How do any writes end up on other horizontally scaled machines though? To me the whole point of a database on another machine is that it is the single point of truth that many horizontally scaled servers can write to and read each others' updates from. If you don't need that, you might as well read the entire dataset into memory and be done with it.

I know TFA says that you can "soon" automagically replicate your sqlite db to another server, but it only allows writes on a single server and all other will be readers. Now you need to think about how to move all write traffic to a single app server. All writes to that server will still take several milliseconds (possibly more, since S3 is eventually consistent) to propagate around all replicas.

In short, 100x latency improvement for reads is great but a bit of a red herring since if you have read-only traffic you don't need sqlite replication. If you do have write traffic, then routing it through S3 will definitely not give you a 100x latency improvement over Postgres or MySQL anymore. Litestream is definitely on my radar, but as a continuous backup system for small apps ("small" meaning it runs and will always run on a single box) rather than a wholesale replacement of traditional client-server databases.

PS: Congrats Ben!

I do understand the point of running SQLite in-process to speed up reads.

I do not understand why SQLite must also handle intense write load with HA, failover, etc.

I would rather have the best of both worlds: a proper DB server (say, Postgres) replicated to super-fast and simple read replicas in SQLite on every node.

(My ideal case would be some kind of natural sharding where each node keeps its own updates, or just a highly available data browsing app, with data in SQLite files updated as entire files, like a deploymen.)

> a proper DB server (say, Postgres) replicated to super-fast and simple read replicas in SQLite on every node.
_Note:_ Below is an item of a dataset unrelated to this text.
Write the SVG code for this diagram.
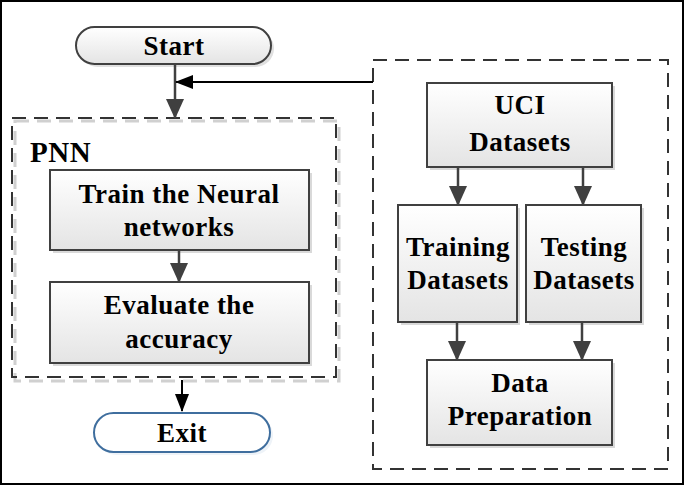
<svg xmlns="http://www.w3.org/2000/svg" width="685" height="486" viewBox="0 0 685 486">
<defs>
<linearGradient id="g" x1="0" y1="0" x2="0" y2="1">
<stop offset="0" stop-color="#ffffff"/>
<stop offset="1" stop-color="#e4e4e4"/>
</linearGradient>
<marker id="ah" markerWidth="20" markerHeight="20" viewBox="0 0 20 20" refX="19" refY="10" orient="auto" markerUnits="userSpaceOnUse">
<path d="M0,1 L20,10 L0,19 Z" fill="#404040"/>
</marker>
<marker id="ahb" markerWidth="18" markerHeight="18" viewBox="0 0 18 18" refX="17" refY="9" orient="auto" markerUnits="userSpaceOnUse">
<path d="M0,2 L18,9 L0,16 Z" fill="#000000"/>
</marker>
</defs>
<style>
.box{fill:url(#g);stroke:#404040;stroke-width:2}
.sh{fill:#d9d9d9}
.t{font-family:"Liberation Serif","Times New Roman",serif;font-weight:bold;font-size:27px;letter-spacing:0.5px;fill:#000;text-anchor:middle}
.dash{fill:none;stroke:#333;stroke-width:2;stroke-dasharray:14,8}
.dashsh{fill:none;stroke:#d0d0d0;stroke-width:3;stroke-dasharray:14,8}
.c{stroke:#404040;stroke-width:2.5;fill:none}
</style>
<rect x="1" y="1" width="682" height="483" fill="#fff" stroke="#000" stroke-width="2"/>

<g id="pnn">
<rect x="15" y="121" width="324" height="260" class="dashsh"/>
<rect x="12" y="118" width="324" height="259" class="dash"/>
<text x="30" y="162" class="t" style="text-anchor:start;font-size:29px">PNN</text>
</g>
<g id="data-group">
<rect x="373" y="60" width="295" height="409" class="dash"/>
</g>

<g id="start">
<rect x="79" y="30" width="195" height="37" rx="18.5" fill="#e0e0e0"/>
<rect x="76" y="27" width="195" height="37" rx="18.5" fill="url(#g)" stroke="#404040" stroke-width="2"/>
<text x="174" y="55" class="t">Start</text>
</g>

<g id="train">
<rect x="53" y="173" width="259" height="80" class="sh"/>
<rect x="50" y="170" width="259" height="80" class="box"/>
<text x="179" y="203" class="t">Train the Neural</text>
<text x="179" y="236" class="t">networks</text>
</g>

<g id="evaluate">
<rect x="53" y="285" width="259" height="81" class="sh"/>
<rect x="50" y="282" width="259" height="81" class="box"/>
<text x="179" y="314" class="t">Evaluate the</text>
<text x="179" y="348" class="t">accuracy</text>
</g>

<g id="exit">
<rect x="97" y="416" width="176" height="39" rx="19.5" fill="#eef3f8"/>
<rect x="94" y="413" width="176" height="39" rx="19.5" fill="#fff" stroke="#3f6e9e" stroke-width="2"/>
<text x="182" y="442" class="t">Exit</text>
</g>

<g id="uci">
<rect x="430" y="86" width="185" height="84" class="sh"/>
<rect x="427" y="83" width="185" height="84" class="box"/>
<text x="520" y="114" class="t">UCI</text>
<text x="520" y="151" class="t">Datasets</text>
</g>

<g id="training">
<rect x="401" y="208" width="119" height="117" class="sh"/>
<rect x="398" y="205" width="119" height="117" class="box"/>
<text x="458" y="256" class="t">Training</text>
<text x="458" y="289" class="t">Datasets</text>
</g>

<g id="testing">
<rect x="529" y="208" width="115" height="117" class="sh"/>
<rect x="526" y="205" width="115" height="117" class="box"/>
<text x="584" y="256" class="t">Testing</text>
<text x="584" y="289" class="t">Datasets</text>
</g>

<g id="preparation">
<rect x="430" y="363" width="185" height="85" class="sh"/>
<rect x="427" y="360" width="185" height="85" class="box"/>
<text x="520" y="392" class="t">Data</text>
<text x="520" y="425" class="t">Preparation</text>
</g>

<g id="connectors">
<line x1="175" y1="64" x2="175" y2="118" class="c" marker-end="url(#ah)"/>
<line x1="373" y1="82" x2="176" y2="82" stroke="#000" stroke-width="2" marker-end="url(#ahb)"/>
<line x1="179" y1="250" x2="179" y2="282" class="c" marker-end="url(#ah)"/>
<line x1="182" y1="380" x2="182" y2="411" stroke="#000" stroke-width="2" marker-end="url(#ahb)"/>
<line x1="458" y1="167" x2="458" y2="205" class="c" marker-end="url(#ah)"/>
<line x1="583" y1="167" x2="583" y2="205" class="c" marker-end="url(#ah)"/>
<line x1="457" y1="322" x2="457" y2="360" class="c" marker-end="url(#ah)"/>
<line x1="582" y1="322" x2="582" y2="360" class="c" marker-end="url(#ah)"/>
</g>
</svg>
Having your replicas be different database software than your master seems to me like asking for, at least, weird edge case bugs.

Is this something anyone does? Interested to hear experiences if so!

I've not done this but it's intriguing; potentially a best-of-all-worlds solution.

I think "proper" automatic replication is not possible given the mismatch between Postgres and SQLite - not everything in Postgres maps to a thing that is possible in SQLite.

That said, there are a variety of ways to get data out of Postgres, and a variety of ways to get things into SQLite.

You could periodically export CSVs or whatever from Postgres and periodically import them into SQLite.

Or you could do a more realtime sync by using a Postgres foreign data wrapper like this one: https://github.com/pgspider/sqlite_fdw which would let you write directly to SQLite. Combine that with database triggers on the Postgres side of things and you've got something pretty close to realtime replication.

Those sorts of solutions wouldn't be as robust as "real" replication (specifically, what happens when one of the SQLite replicas is unavailable? do you catch things up later?) but could be very useful for a lot of scenarios. You could have Postgres importing gobs of data, and "replicating" it over to your read-only reporting server which uses SQLite as a data source.